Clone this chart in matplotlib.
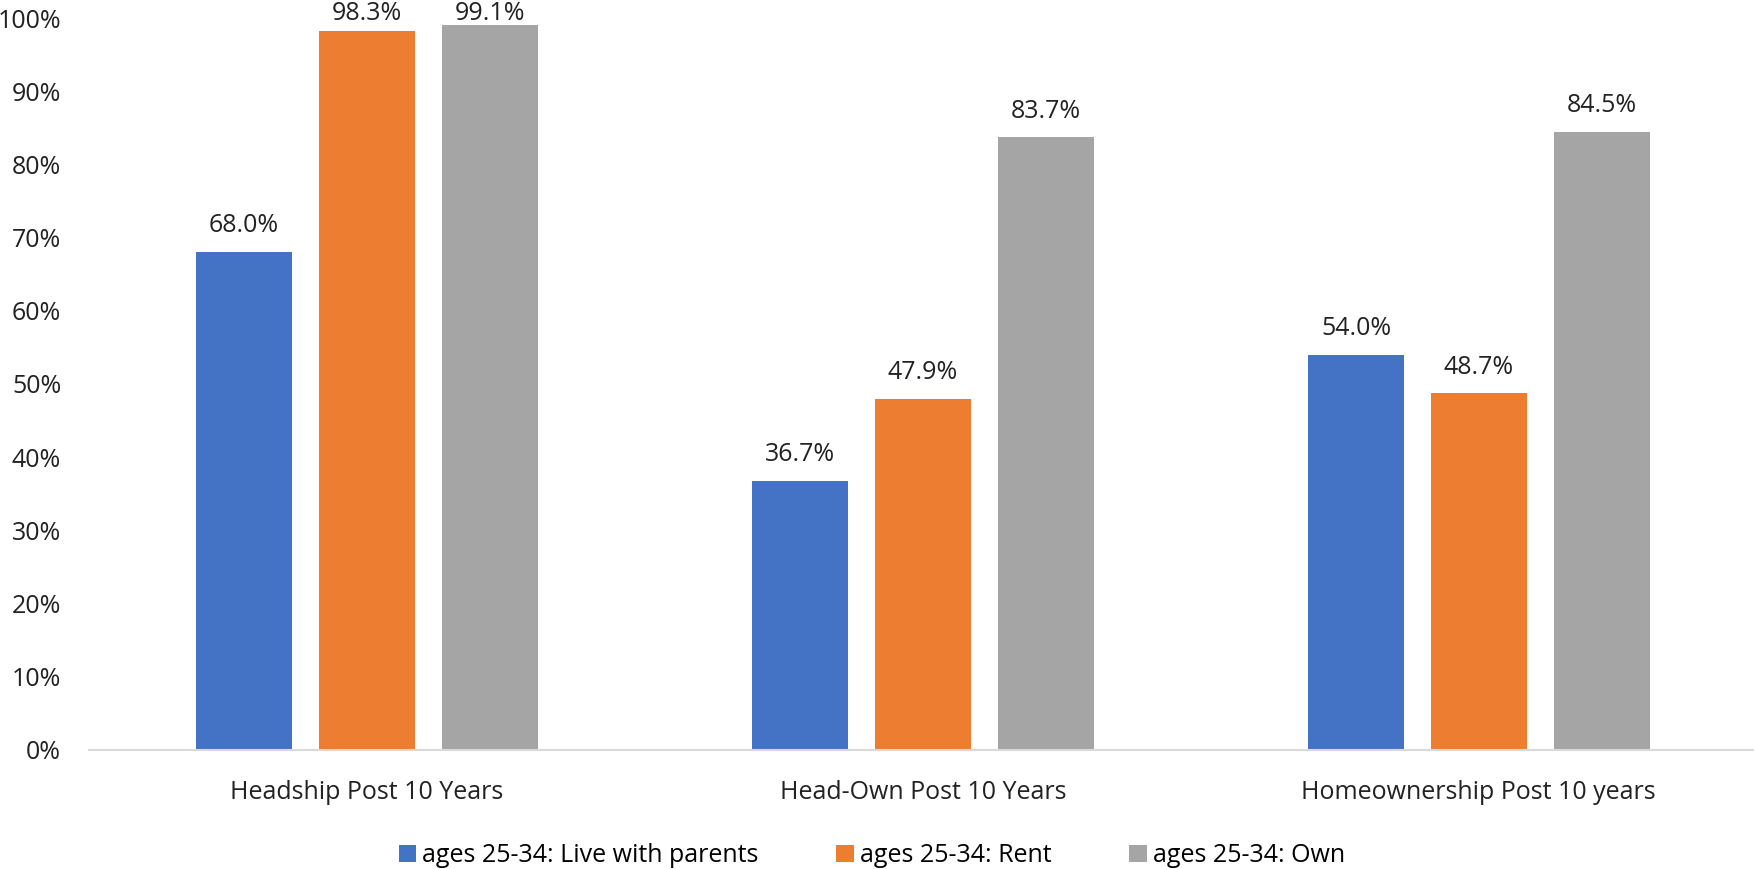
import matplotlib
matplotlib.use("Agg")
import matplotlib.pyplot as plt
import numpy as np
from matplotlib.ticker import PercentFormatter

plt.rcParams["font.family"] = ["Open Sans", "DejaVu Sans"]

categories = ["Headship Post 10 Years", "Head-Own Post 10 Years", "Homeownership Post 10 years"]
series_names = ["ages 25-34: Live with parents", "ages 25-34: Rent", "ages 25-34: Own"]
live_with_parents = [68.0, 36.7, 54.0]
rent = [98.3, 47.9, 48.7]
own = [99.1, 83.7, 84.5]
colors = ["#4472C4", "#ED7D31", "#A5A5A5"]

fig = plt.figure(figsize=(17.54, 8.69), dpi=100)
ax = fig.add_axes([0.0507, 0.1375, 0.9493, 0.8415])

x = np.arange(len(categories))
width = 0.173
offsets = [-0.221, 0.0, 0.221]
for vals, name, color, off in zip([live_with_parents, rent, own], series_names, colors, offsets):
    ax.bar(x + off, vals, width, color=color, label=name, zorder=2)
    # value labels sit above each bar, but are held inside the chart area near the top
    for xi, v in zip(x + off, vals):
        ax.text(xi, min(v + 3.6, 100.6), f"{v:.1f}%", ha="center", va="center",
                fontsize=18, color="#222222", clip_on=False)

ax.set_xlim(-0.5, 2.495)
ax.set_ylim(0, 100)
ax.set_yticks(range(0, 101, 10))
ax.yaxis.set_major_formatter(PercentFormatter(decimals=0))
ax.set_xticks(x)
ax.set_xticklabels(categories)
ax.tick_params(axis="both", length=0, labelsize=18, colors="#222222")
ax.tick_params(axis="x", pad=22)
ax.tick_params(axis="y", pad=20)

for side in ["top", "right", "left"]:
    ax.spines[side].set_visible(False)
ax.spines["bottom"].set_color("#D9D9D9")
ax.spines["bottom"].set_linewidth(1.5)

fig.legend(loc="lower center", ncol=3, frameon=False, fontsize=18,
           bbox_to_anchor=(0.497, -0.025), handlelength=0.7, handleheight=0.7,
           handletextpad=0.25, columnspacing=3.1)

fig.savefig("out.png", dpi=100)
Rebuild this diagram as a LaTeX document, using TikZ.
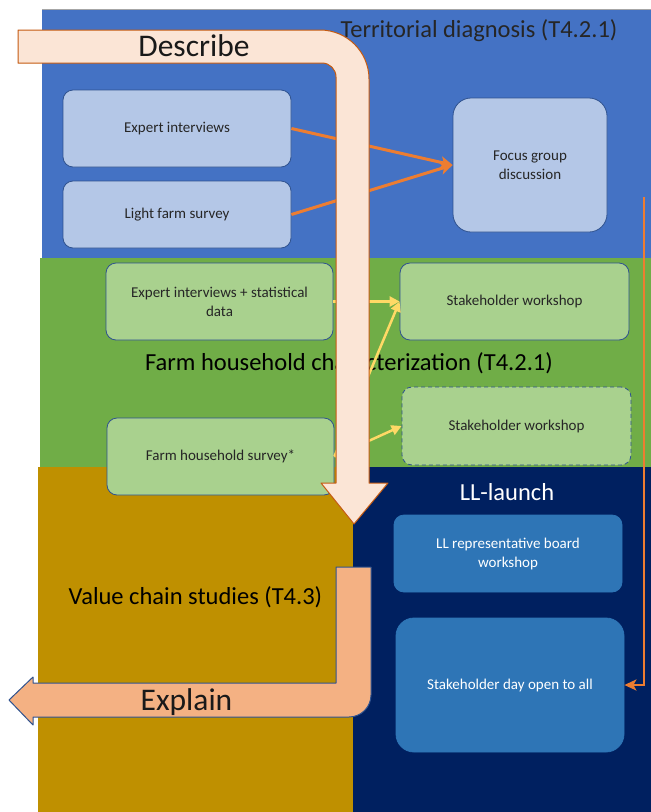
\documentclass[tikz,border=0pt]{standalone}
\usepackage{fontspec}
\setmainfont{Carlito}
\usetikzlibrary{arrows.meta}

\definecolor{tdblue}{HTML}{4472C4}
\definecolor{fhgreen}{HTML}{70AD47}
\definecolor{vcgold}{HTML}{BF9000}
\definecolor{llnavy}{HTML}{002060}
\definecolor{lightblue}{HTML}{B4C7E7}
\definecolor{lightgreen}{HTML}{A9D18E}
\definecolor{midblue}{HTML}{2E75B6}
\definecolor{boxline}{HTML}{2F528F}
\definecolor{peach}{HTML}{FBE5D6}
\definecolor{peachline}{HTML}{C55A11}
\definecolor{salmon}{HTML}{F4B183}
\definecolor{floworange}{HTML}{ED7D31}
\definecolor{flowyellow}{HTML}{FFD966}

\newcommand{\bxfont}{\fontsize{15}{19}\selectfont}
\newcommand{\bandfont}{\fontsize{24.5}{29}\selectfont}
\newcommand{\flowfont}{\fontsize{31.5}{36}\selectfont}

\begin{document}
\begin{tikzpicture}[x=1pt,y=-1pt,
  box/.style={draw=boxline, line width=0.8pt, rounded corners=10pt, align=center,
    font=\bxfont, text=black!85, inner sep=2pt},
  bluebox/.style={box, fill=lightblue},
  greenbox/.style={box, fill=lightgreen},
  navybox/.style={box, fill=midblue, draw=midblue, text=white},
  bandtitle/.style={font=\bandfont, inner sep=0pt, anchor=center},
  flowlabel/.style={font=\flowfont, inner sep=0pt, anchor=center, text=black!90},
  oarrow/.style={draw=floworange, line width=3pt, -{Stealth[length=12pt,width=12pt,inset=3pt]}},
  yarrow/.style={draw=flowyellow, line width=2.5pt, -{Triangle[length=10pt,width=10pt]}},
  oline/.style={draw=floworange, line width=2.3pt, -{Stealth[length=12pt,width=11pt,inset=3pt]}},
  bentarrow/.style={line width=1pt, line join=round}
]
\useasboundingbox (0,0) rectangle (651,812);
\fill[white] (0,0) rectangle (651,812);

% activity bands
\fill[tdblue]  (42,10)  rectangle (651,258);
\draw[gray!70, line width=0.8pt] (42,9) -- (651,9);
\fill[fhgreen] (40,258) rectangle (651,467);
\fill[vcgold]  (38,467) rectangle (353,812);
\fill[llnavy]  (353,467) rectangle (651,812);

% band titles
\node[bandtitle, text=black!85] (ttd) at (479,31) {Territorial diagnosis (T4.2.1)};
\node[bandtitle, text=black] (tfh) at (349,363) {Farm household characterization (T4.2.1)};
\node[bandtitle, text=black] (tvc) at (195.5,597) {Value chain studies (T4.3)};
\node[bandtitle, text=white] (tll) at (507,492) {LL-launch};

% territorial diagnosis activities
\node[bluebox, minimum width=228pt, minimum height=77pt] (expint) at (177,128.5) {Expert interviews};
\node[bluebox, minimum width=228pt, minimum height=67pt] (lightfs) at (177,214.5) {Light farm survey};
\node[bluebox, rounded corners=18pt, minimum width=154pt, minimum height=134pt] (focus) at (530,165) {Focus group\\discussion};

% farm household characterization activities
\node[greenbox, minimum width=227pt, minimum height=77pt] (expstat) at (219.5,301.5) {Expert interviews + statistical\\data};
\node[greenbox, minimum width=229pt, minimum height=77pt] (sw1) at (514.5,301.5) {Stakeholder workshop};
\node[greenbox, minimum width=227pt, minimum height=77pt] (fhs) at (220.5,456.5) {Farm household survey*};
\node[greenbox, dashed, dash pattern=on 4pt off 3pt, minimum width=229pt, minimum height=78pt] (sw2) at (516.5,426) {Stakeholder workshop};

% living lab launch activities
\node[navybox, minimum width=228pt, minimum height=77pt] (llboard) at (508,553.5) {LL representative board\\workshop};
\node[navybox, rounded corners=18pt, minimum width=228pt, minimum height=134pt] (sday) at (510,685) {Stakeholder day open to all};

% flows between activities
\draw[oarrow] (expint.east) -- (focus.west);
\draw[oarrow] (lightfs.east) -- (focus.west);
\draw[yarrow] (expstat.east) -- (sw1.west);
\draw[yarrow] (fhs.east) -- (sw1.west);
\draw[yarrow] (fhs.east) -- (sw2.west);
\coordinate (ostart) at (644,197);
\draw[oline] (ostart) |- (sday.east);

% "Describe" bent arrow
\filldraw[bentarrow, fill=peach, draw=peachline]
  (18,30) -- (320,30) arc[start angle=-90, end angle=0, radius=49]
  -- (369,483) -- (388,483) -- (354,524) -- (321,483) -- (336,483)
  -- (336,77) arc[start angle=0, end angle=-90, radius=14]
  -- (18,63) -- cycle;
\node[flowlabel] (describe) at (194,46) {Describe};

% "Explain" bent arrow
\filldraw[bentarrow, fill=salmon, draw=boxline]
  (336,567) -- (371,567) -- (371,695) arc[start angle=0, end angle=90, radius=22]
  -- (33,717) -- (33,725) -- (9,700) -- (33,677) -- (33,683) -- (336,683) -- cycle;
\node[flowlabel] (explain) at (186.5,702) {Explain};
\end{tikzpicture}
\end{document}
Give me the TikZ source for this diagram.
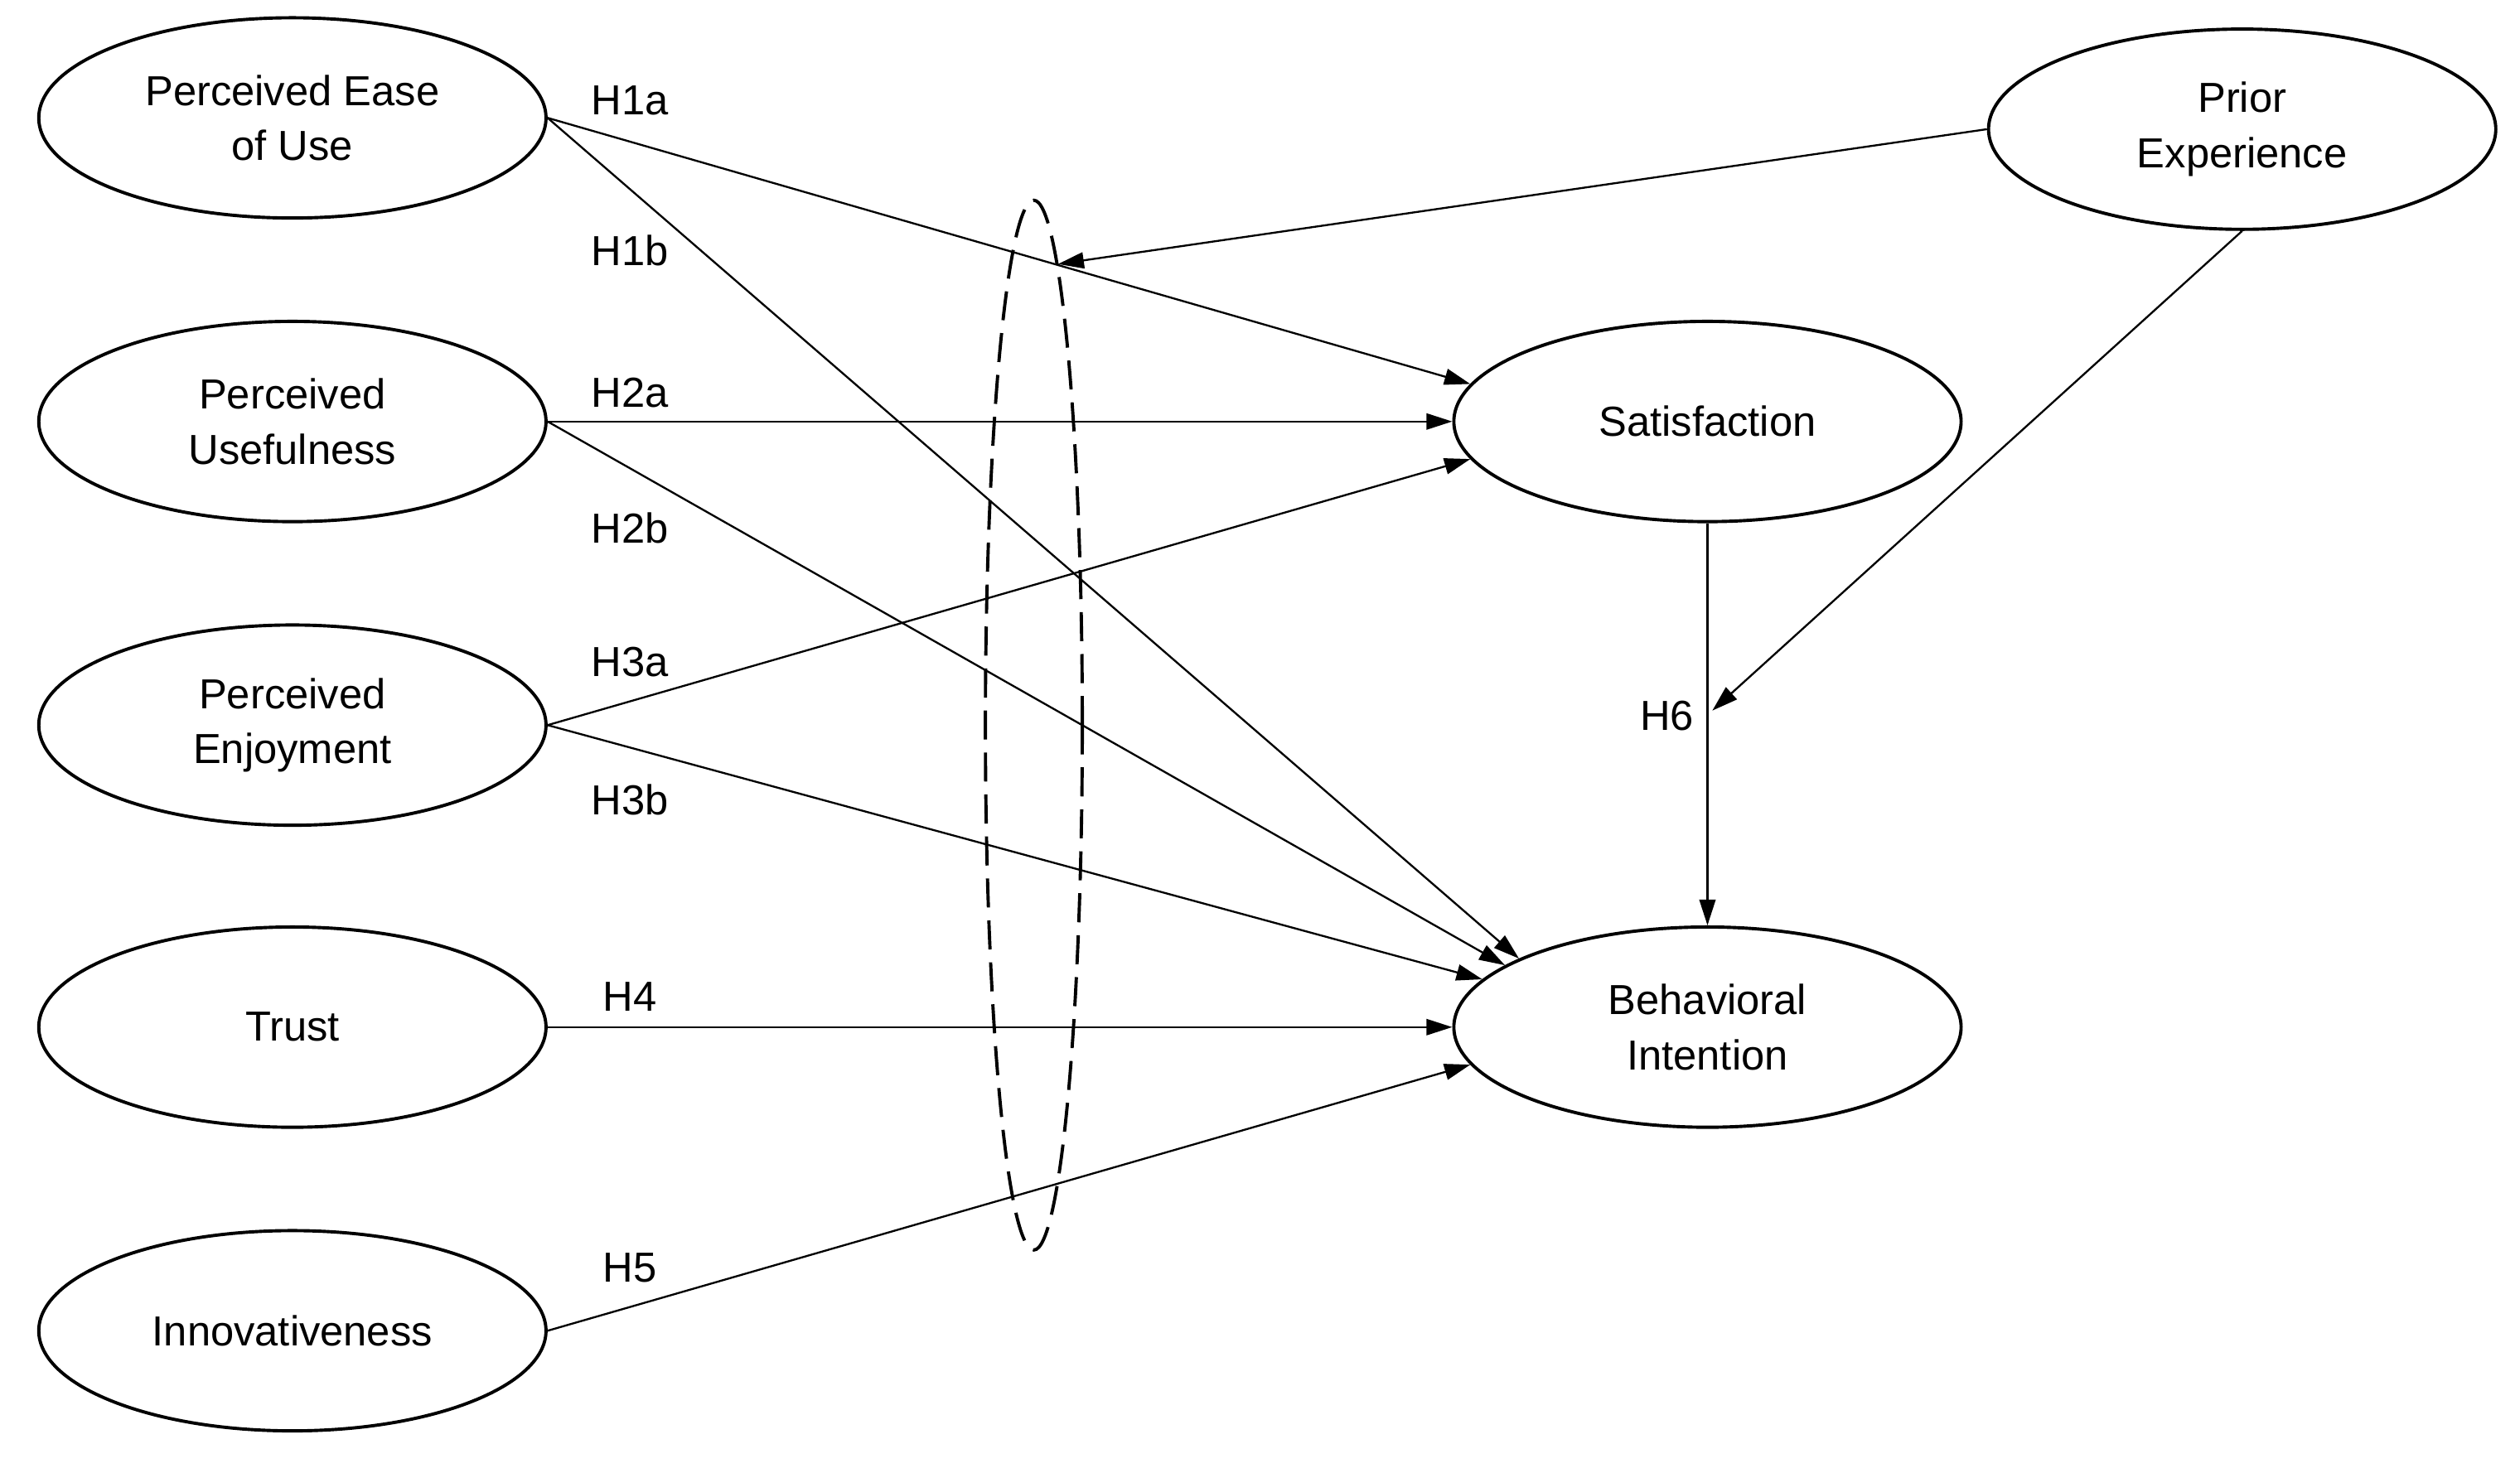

################

Lines that hold the word "matplotlib" are the ones to return, every one of them.

__Task response__
Clone this chart in matplotlib.
import matplotlib
matplotlib.use("Agg")
import matplotlib.pyplot as plt
from matplotlib.ticker import PercentFormatter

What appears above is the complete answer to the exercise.